Poster for A Man Called Ove (En man som heter Ove)

A Man Called Ove (En man som heter Ove) 

7:30 PM, 12th September, 2017

  • M
  • 116 mins
  • 2015
  • Hannes Holm
  • Rolf Lassgård, Bahar Pars, Filip Berg, Ida Engvoll

PRESENTED IN PARTNERSHIP WITH THE SCANDINAVIAN AUSTRALIAN ASSOCIATION

Ove (Lassgård) – the name, by the way, has two syllables; think of it as rhyming with ‘hoover’ – is a retiree who has settled into the role of petty tyrant of his housing estate. Every morning he does the rounds, noting every misaligned letterbox and unlatched gate, with the aim of berating the poor sod responsible.

In these introductory scenes, the film sets itself a challenge: to make us come to respect Ove, and even (no promises, but speaking for myself) love him – despite this initially being made as difficult as possible. Two things work to change our minds. Firstly, Ove gets new neighbours, a young couple, and the wife – an adorable Persian woman named Parvaneh (Pars) – manages to somehow neutralise Ove’s tendency to bark at everyone with the simplest of all strategies: she doesn’t even notice.

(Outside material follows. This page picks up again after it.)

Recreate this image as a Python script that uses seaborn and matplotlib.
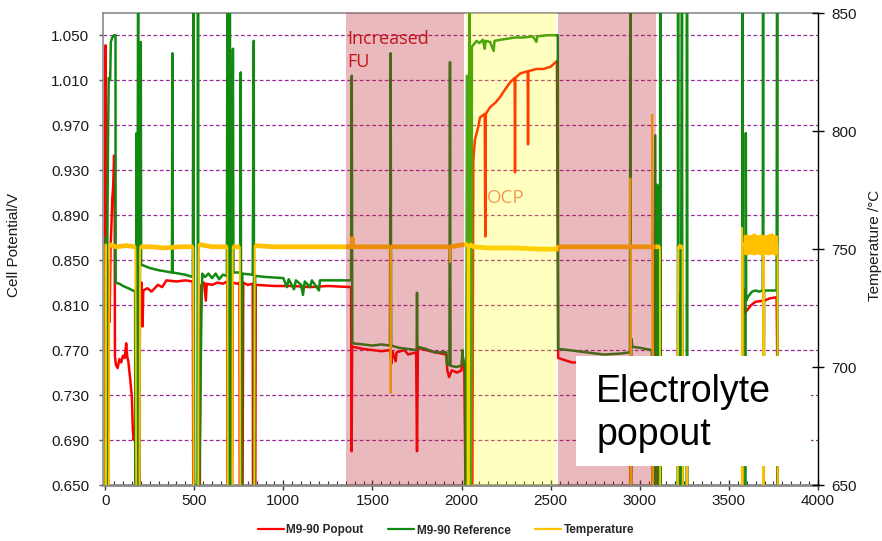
import numpy as np
import pandas as pd
import seaborn as sns
import matplotlib
matplotlib.use("Agg")
from matplotlib import pyplot as plt
from matplotlib.ticker import MultipleLocator
from matplotlib.patches import Rectangle
from matplotlib.lines import Line2D

# Daten, Werte ausserhalb des Bereichs = Ausreisser / Luecken
popout_x = [0, 2, 4, 8, 14, 20, 25, 30, 35, 40, 45, 50, 53, 55, 60, 70, 80, 90, 100, 110, 118, 124,
            130, 140, 150, 155, 160, 168, 176, 178, 192, 195, 200, 204, 210, 214, 237, 260, 296, 320,
            344, 400, 450, 492, 495, 530, 535, 540, 555, 565, 570, 600, 630, 660, 685, 688, 712, 716,
            740, 754, 756, 770, 775, 800, 828, 830, 842, 845, 950, 1050, 1150, 1250, 1380, 1383, 1386,
            1450, 1500, 1550, 1600, 1606, 1612, 1630, 1635, 1680, 1700, 1745, 1750, 1755, 1800, 1850,
            1915, 1920, 1930, 1945, 1975, 2000, 2005, 2015, 2025, 2060, 2066, 2075, 2090, 2104, 2130,
            2133, 2136, 2160, 2190, 2216, 2245, 2272, 2298, 2300, 2302, 2329, 2371, 2373, 2375, 2420,
            2460, 2500, 2535, 2542, 2580, 2620, 2700, 2800, 2900, 2945, 2947, 2960, 3068, 3072, 3098,
            3098, 3112, 3112, 3215, 3215, 3237, 3237, 3578, 3582, 3590, 3605, 3625, 3650, 3700, 3730,
            3768, 3771, 3774]
popout_v = [0.60, 1.041, 0.60, 0.86, 0.60, 0.85, 0.795, 0.86, 0.88, 0.905, 0.915, 0.943, 0.930, 0.765,
            0.757, 0.754, 0.762, 0.759, 0.765, 0.763, 0.776, 0.764, 0.760, 0.745, 0.728, 0.700, 0.690,
            0.697, 0.690, 0.60, 0.60, 0.825, 0.806, 0.830, 0.791, 0.823, 0.825, 0.822, 0.828, 0.826,
            0.832, 0.831, 0.832, 0.831, 0.60, 0.60, 0.797, 0.828, 0.830, 0.814, 0.829, 0.828, 0.830,
            0.829, 0.831, 0.60, 0.60, 0.830, 0.829, 0.830, 0.60, 0.60, 0.830, 0.828, 0.829, 0.60, 0.60,
            0.828, 0.827, 0.827, 0.826, 0.827, 0.826, 0.680, 0.773, 0.771, 0.770, 0.769, 0.770, 0.758,
            0.769, 0.760, 0.768, 0.770, 0.766, 0.768, 0.680, 0.772, 0.770, 0.768, 0.766, 0.752, 0.746,
            0.752, 0.750, 0.752, 0.765, 0.758, 0.60, 0.60, 0.939, 0.957, 0.966, 0.977, 0.980, 0.871,
            0.980, 0.986, 0.990, 0.995, 1.002, 1.008, 1.012, 0.928, 1.012, 1.016, 1.018, 0.953, 1.018,
            1.020, 1.020, 1.022, 1.027, 0.763, 0.761, 0.759, 0.759, 0.758, 0.759, 0.760, 0.60, 0.762,
            0.762, 0.60, 0.60, 0.808, 0.799, 0.60, 0.60, 0.805, 0.798, 0.60, 0.60, 0.825, 0.803, 0.806,
            0.810, 0.813, 0.814, 0.816, 0.817, 0.770, 0.60]

ref_x = [0, 5, 8, 12, 16, 20, 28, 32, 40, 50, 58, 59, 80, 100, 130, 168, 170, 176, 178, 185, 190, 200,
         202, 250, 300, 375, 377, 379, 450, 492, 495, 500, 518, 521, 524, 540, 545, 560, 580, 600, 620,
         640, 660, 683, 686, 690, 700, 705, 717, 720, 758, 761, 764, 770, 828, 834, 836, 842, 900, 1000,
         1020, 1030, 1060, 1070, 1100, 1110, 1120, 1150, 1160, 1200, 1205, 1380, 1384, 1387, 1450, 1500,
         1550, 1598, 1602, 1605, 1650, 1700, 1748, 1750, 1752, 1800, 1850, 1915, 1918, 1932, 1935, 1938,
         1970, 2000, 2005, 2010, 2022, 2025, 2031, 2036, 2045, 2048, 2056, 2058, 2070, 2084, 2100, 2120,
         2130, 2135, 2160, 2180, 2185, 2220, 2260, 2300, 2350, 2400, 2420, 2425, 2480, 2540, 2542, 2600,
         2700, 2800, 2900, 2945, 2947, 2950, 2953, 2958, 3000, 3068, 3075, 3087, 3090, 3098, 3100, 3112,
         3115, 3118, 3213, 3215, 3218, 3225, 3228, 3237, 3240, 3263, 3265, 3268, 3576, 3577, 3579, 3593,
         3595, 3597, 3610, 3630, 3650, 3670, 3690, 3692, 3695, 3698, 3730, 3768, 3770, 3772, 3774]
ref_v = [0.60, 0.87, 0.60, 0.86, 0.958, 1.012, 1.010, 1.044, 1.048, 1.050, 1.050, 0.830, 0.829, 0.827,
         0.825, 0.822, 0.60, 0.963, 0.60, 1.10, 0.60, 1.044, 0.846, 0.843, 0.841, 0.839, 1.034, 0.839,
         0.837, 0.835, 1.10, 0.60, 0.60, 1.10, 0.60, 0.799, 0.838, 0.835, 0.838, 0.834, 0.838, 0.833,
         0.837, 0.836, 1.10, 0.60, 1.10, 0.60, 1.038, 0.839, 0.839, 1.017, 0.60, 0.838, 0.837, 1.045,
         0.60, 0.836, 0.835, 0.834, 0.826, 0.833, 0.824, 0.832, 0.828, 0.819, 0.831, 0.826, 0.832, 0.823,
         0.832, 0.832, 1.014, 0.776, 0.775, 0.774, 0.775, 0.774, 1.034, 0.774, 0.772, 0.771, 0.770, 0.821,
         0.773, 0.771, 0.768, 0.768, 0.757, 0.757, 1.026, 0.756, 0.755, 0.756, 0.770, 0.759, 0.759, 0.60,
         1.014, 0.60, 1.10, 0.60, 0.772, 1.040, 1.042, 1.045, 1.043, 1.046, 1.038, 1.045, 1.044, 1.036,
         1.045, 1.046, 1.047, 1.048, 1.048, 1.049, 1.044, 1.049, 1.050, 1.050, 0.771, 0.770, 0.768, 0.766,
         0.767, 0.768, 1.10, 0.60, 0.780, 0.773, 0.772, 0.770, 0.60, 0.961, 0.60, 0.917, 0.825, 0.60,
         1.10, 0.60, 0.60, 1.10, 0.60, 0.82, 0.60, 1.10, 0.60, 0.60, 1.10, 0.60, 0.60, 1.10, 0.60, 0.60,
         0.963, 0.814, 0.818, 0.822, 0.823, 0.822, 0.823, 1.10, 0.60, 0.823, 0.823, 0.823, 1.10, 1.10, 0.60]

temp_x = [0, 3, 6, 20, 24, 60, 120, 170, 176, 192, 196, 260, 330, 420, 494, 497, 521, 525, 600, 686, 689,
          713, 716, 756, 759, 836, 839, 950, 1100, 1250, 1385, 1387, 1389, 1500, 1600, 1602, 1604, 1750,
          1850, 1933, 1935, 1937, 2020, 2034, 2036, 2040, 2043, 2070, 2150, 2300, 2450, 2538, 2545, 2700,
          2850, 2945, 2947, 2949, 2951, 3000, 3068, 3070, 3072, 3075, 3113, 3115, 3213, 3215, 3240, 3242,
          3264, 3266, 3268, 3572, 3574, 3576, 3578, 3693, 3694, 3696, 3773, 3775]
temp_c = [600, 752, 600, 600, 752, 751, 751.5, 751, 600, 600, 751, 751, 750.5, 751, 751, 600, 600, 752,
          751, 751, 600, 600, 751, 751, 600, 600, 751.5, 751, 751, 751, 751, 754.5, 751, 751, 751, 689,
          751, 751, 751, 751, 744.5, 751, 752, 752, 600, 600, 752, 751, 750.5, 750.5, 750, 750, 751, 751,
          751, 751, 780, 600, 751, 751, 751, 807, 600, 751, 751, 600, 600, 751, 751, 600, 600, 668, 600,
          600, 759, 600, 752, 752, 600, 752, 752, 600]

# verrauschtes Temperaturband am Ende
band_x = [3580, 3600, 3620, 3640, 3660, 3680, 3700, 3720, 3740, 3760, 3773]
band_lo = [748, 747.5, 748, 747.5, 748, 747.5, 748, 747.5, 748, 747.5, 748]
band_hi = [756, 756.5, 756, 757, 756, 756.5, 756, 756.5, 757, 756, 756]

# Markierte Bereiche
fu_spans = [(1350, 2015), (2540, 3090)]
ocp_span = (2023, 2530)

series_names = ['M9-90 Popout', 'M9-90 Reference', 'Temperature']
y_ticks = [0.650, 0.690, 0.730, 0.770, 0.810, 0.850, 0.890, 0.930, 0.970, 1.010, 1.050]
t_ticks = [650, 700, 750, 800, 850]

sns.set_style('white')
plt.rcParams['font.family'] = ['Liberation Sans', 'DejaVu Sans']

RED = '#ff0000'
GREEN = '#128a12'
GOLD = '#ffc000'

fig = plt.figure(figsize=(8.82, 5.41), dpi=100)
ax = fig.add_axes([0.1168, 0.1035, 0.8106, 0.8719])
ax2 = ax.twinx()

df_p = pd.DataFrame({'x': popout_x, 'v': popout_v})
df_r = pd.DataFrame({'x': ref_x, 'v': ref_v})
df_t = pd.DataFrame({'x': temp_x, 'c': temp_c})
# dickes Rauschband nur im normalen Temperaturbereich
df_t['band'] = df_t['c'].where((df_t['c'] > 745) & (df_t['c'] < 760))

sns.lineplot(data=df_p, x='x', y='v', sort=False, estimator=None, color=RED, lw=1.8, ax=ax, zorder=2)
sns.lineplot(data=df_r, x='x', y='v', sort=False, estimator=None, color=GREEN, lw=1.8, ax=ax, zorder=3)
sns.lineplot(data=df_t, x='x', y='c', sort=False, estimator=None, color=GOLD, lw=1.4, ax=ax2, zorder=2)
ax2.plot(df_t['x'], df_t['band'], color=GOLD, lw=3.4, zorder=2, solid_capstyle='butt')
ax2.fill_between(band_x, band_lo, band_hi, color=GOLD, lw=0, zorder=2)

# halbtransparente Bereiche ueber den Linien
for a, b in fu_spans:
    ax2.axvspan(a, b, color=(0.745, 0.114, 0.165), alpha=0.31, lw=0, zorder=5)
ax2.axvspan(ocp_span[0], ocp_span[1], color=(1.0, 1.0, 0.0), alpha=0.25, lw=0, zorder=5)

# Achsen
ax.set_xlim(-12, 4000)
ax.set_ylim(0.650, 1.0695)
ax2.set_ylim(650, 850)
ax.set_yticks(y_ticks)
ax.set_yticklabels([f'{v:.3f}' for v in y_ticks])
ax2.set_yticks(t_ticks)
ax.xaxis.set_major_locator(MultipleLocator(500))
ax.xaxis.set_minor_locator(MultipleLocator(50))

ax.set_axisbelow(True)
ax.yaxis.grid(True, color='#9a2a9a', ls=(0, (3, 2)), lw=0.9)
ax.xaxis.grid(False)

for s in ['left', 'top']:
    ax.spines[s].set_color('#8a8a8a')
    ax.spines[s].set_linewidth(1.2)
ax.spines['bottom'].set_color('#8a8a8a')
ax.spines['bottom'].set_linewidth(2.0)
ax.spines['right'].set_visible(False)
for s in ['left', 'top', 'bottom']:
    ax2.spines[s].set_visible(False)
ax2.spines['right'].set_color('black')
ax2.spines['right'].set_linewidth(1.0)

ax.tick_params(axis='y', which='major', direction='out', length=3, width=1, color='#555555',
               pad=7, labelsize=11, labelcolor='#1a1a1a', left=True)
ax.tick_params(axis='x', which='major', direction='inout', length=7, width=1, color='#333333',
               pad=3, labelsize=11, labelcolor='#1a1a1a', bottom=True)
ax.tick_params(axis='x', which='minor', direction='in', length=3, width=0.8, color='#333333', bottom=True)
ax2.tick_params(axis='y', direction='inout', length=9, width=1, color='black', pad=5,
                labelsize=11, labelcolor='#1a1a1a', right=True)

ax.set_xlabel('')
ax.set_ylabel('Cell Potential/V', fontsize=11, color='#1a1a1a')
ax2.set_ylabel('Temperature /\u00b0C', fontsize=11, color='#1a1a1a', rotation=90)
ax.yaxis.set_label_coords(-0.115, 0.51)
ax2.yaxis.set_label_coords(1.07, 0.508)

# Beschriftungen
ax.text(1357, 1.042, 'Increased', color='#c41414', fontsize=13, family=['Open Sans', 'DejaVu Sans'],
        va='baseline', ha='left', zorder=20)
ax.text(1357, 1.0216, 'FU', color='#c41414', fontsize=13, family=['Open Sans', 'DejaVu Sans'],
        va='baseline', ha='left', zorder=20)
ax2.text(2143, 650 + (485 - 203) / 2.36, 'OCP', color='#f09a5a', fontsize=13.5,
         family=['Open Sans', 'DejaVu Sans'], va='baseline', ha='left', zorder=7)

box = Rectangle((2643, 0.667), 3963 - 2643, 0.765 - 0.667, transform=ax.transData,
                facecolor='white', edgecolor='none', zorder=8)
ax2.add_patch(box)
ax2.text(2756, 650 + (485 - 402) / 2.36, 'Electrolyte', fontsize=27, color='black',
         va='baseline', ha='left', zorder=9)
ax2.text(2756, 650 + (485 - 445) / 2.36, 'popout', fontsize=27, color='black',
         va='baseline', ha='left', zorder=9)

# Legende unten
handles = [Line2D([], [], color=RED, lw=1.6), Line2D([], [], color=GREEN, lw=1.6),
           Line2D([], [], color=GOLD, lw=1.6)]
for a_ in (ax, ax2):
    if a_.get_legend() is not None:
        a_.get_legend().remove()
fig.legend(handles, series_names, loc='center', bbox_to_anchor=(446 / 882, 1 - 530.5 / 541), ncol=3,
           frameon=False, prop={'weight': 'bold', 'size': 8.5}, handlelength=2.2,
           handletextpad=0.2, columnspacing=2.1)

fig.savefig('out.png', dpi=100)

And secondly, we’re shown that this prickly old loner doesn’t have quite the past we’d expected. He was once married, and his hair-trigger willingness to take on the whole world in a fight once had a noble and magnificent side. And who knows? Perhaps it can again.

Just as Ove has more emotional complexity than we’d suspected, the codger-comedy-of-manners film we are watching does, too. It holds on to its comedic status, but also becomes something richer and lovelier.